YOUR GOAL: Pull out every line below that holds the word "with".

DATA EXTRACT:
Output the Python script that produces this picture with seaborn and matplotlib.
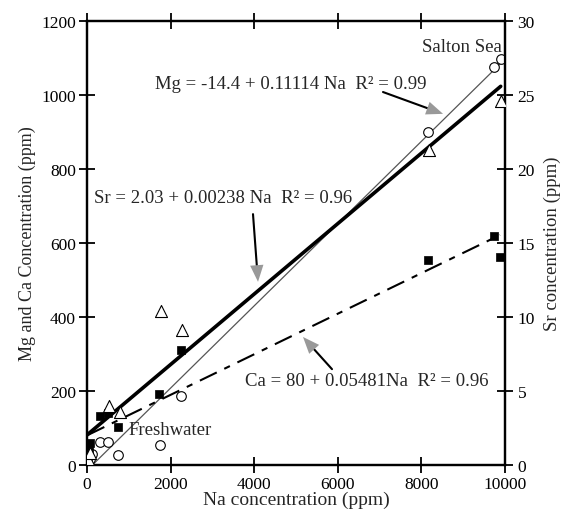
import matplotlib
matplotlib.use("Agg")
import matplotlib.pyplot as plt
import seaborn as sns

# Mg (circles, left axis)
mg_na = [0, 20, 60, 112, 311, 495, 734, 1746, 2241, 8165, 9737, 9897]
mg = [3, 8, 15, 30, 63, 63, 28, 55, 186, 901, 1075, 1097]

# Ca (squares, left axis)
ca_na = [10, 30, 50, 72, 311, 510, 742, 1730, 2241, 8165, 9737, 9880]
ca = [15, 25, 40, 60, 132, 140, 102, 192, 312, 555, 620, 561]

# Sr (triangles, right axis)
sr_na = [0, 30, 60, 526, 800, 1763, 2265, 8189, 9897]
sr = [0.1, 0.4, 0.8, 4.0, 3.6, 10.4, 9.1, 21.3, 24.6]

# regression equations shown on the chart: (intercept, slope)
mg_fit = (-14.4, 0.11114)
sr_fit = (2.03, 0.00238)
ca_fit = (80, 0.05481)

sns.set_style("ticks")
plt.rcParams["font.family"] = ["Liberation Serif", "DejaVu Serif"]
plt.rcParams["font.size"] = 12

fig = plt.figure(figsize=(5.74, 5.10), dpi=100)
ax = fig.add_axes([0.1516, 0.0863, 0.7282, 0.8706])
ax2 = ax.twinx()

def fit_line(na, fit):
    xs = [min(na), max(na)]
    return xs, [fit[0] + fit[1] * v for v in xs]

# regression lines
x, y = fit_line(mg_na, mg_fit)
sns.lineplot(x=x, y=y, ax=ax, color="#555555", lw=0.9)
x, y = fit_line(ca_na, ca_fit)
sns.lineplot(x=x, y=y, ax=ax, color="black", lw=1.5)
ax.lines[-1].set_dashes([9, 4, 3, 4])
x, y = fit_line(sr_na, sr_fit)
sns.lineplot(x=x, y=y, ax=ax2, color="black", lw=2.6)

# points
sns.scatterplot(x=mg_na, y=mg, ax=ax, marker="o", s=48, facecolor="white",
                edgecolor="black", linewidth=0.8, zorder=3)
sns.scatterplot(x=ca_na, y=ca, ax=ax, marker="s", s=28, color="black",
                edgecolor="black", linewidth=0.5, zorder=3)
sns.scatterplot(x=sr_na, y=sr, ax=ax2, marker="^", s=75, facecolor="white",
                edgecolor="black", linewidth=0.8, zorder=3)

ax.set_xlim(0, 10000)
ax.set_ylim(0, 1200)
ax2.set_ylim(0, 30)
ax.set_xticks(range(0, 10001, 2000))
ax.set_yticks(range(0, 1201, 200))
ax2.set_yticks(range(0, 31, 5))

for a in (ax, ax2):
    for s in a.spines.values():
        s.set_visible(True)
        s.set_linewidth(1.6)
        s.set_color("black")
ax.tick_params(axis="both", direction="inout", length=12, width=1.3,
               labelsize=12.5, colors="black", top=True, pad=2)
ax2.tick_params(axis="y", direction="inout", length=12, width=1.3,
                labelsize=12.5, colors="black", pad=3)

ax.set_xlabel("Na concentration (ppm)", fontsize=14, labelpad=-1)
ax.set_ylabel("Mg and Ca Concentration (ppm)", fontsize=13, labelpad=4)
ax2.set_ylabel("Sr concentration (ppm)", fontsize=13.5, labelpad=6)

# equation labels
fs = 13.5
ax.text(4880, 1030, "Mg = -14.4 + 0.11114 Na  R² = 0.99", ha="center", va="center", fontsize=fs)
ax.text(3254, 724, "Sr = 2.03 + 0.00238 Na  R² = 0.96", ha="center", va="center", fontsize=fs)
ax.text(6699, 227, "Ca = 80 + 0.05481Na  R² = 0.96", ha="center", va="center", fontsize=fs)
ax.text(1986, 97, "Freshwater", ha="center", va="center", fontsize=fs)
ax.text(8971, 1132, "Salton Sea", ha="center", va="center", fontsize=fs)

# arrows: black shaft with grey head
arrows = [((7081, 1008), (8517, 949)),
          ((3971, 678), (4091, 495)),
          ((5861, 259), (5167, 346))]
for start, tip in arrows:
    base = (tip[0] + 0.24 * (start[0] - tip[0]), tip[1] + 0.24 * (start[1] - tip[1]))
    ax.annotate("", xy=base, xytext=start,
                arrowprops=dict(arrowstyle="-", color="black", lw=1.5, shrinkA=0, shrinkB=0))
    ax.annotate("", xy=tip, xytext=base,
                arrowprops=dict(arrowstyle="-|>,head_length=1.0,head_width=0.4",
                                color="#999999", lw=0, shrinkA=0, shrinkB=0))

fig.savefig("out.png", dpi=100)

COMPLETE OUTPUT:
Output the Python script that produces this picture with seaborn and matplotlib.
# arrows: black shaft with grey head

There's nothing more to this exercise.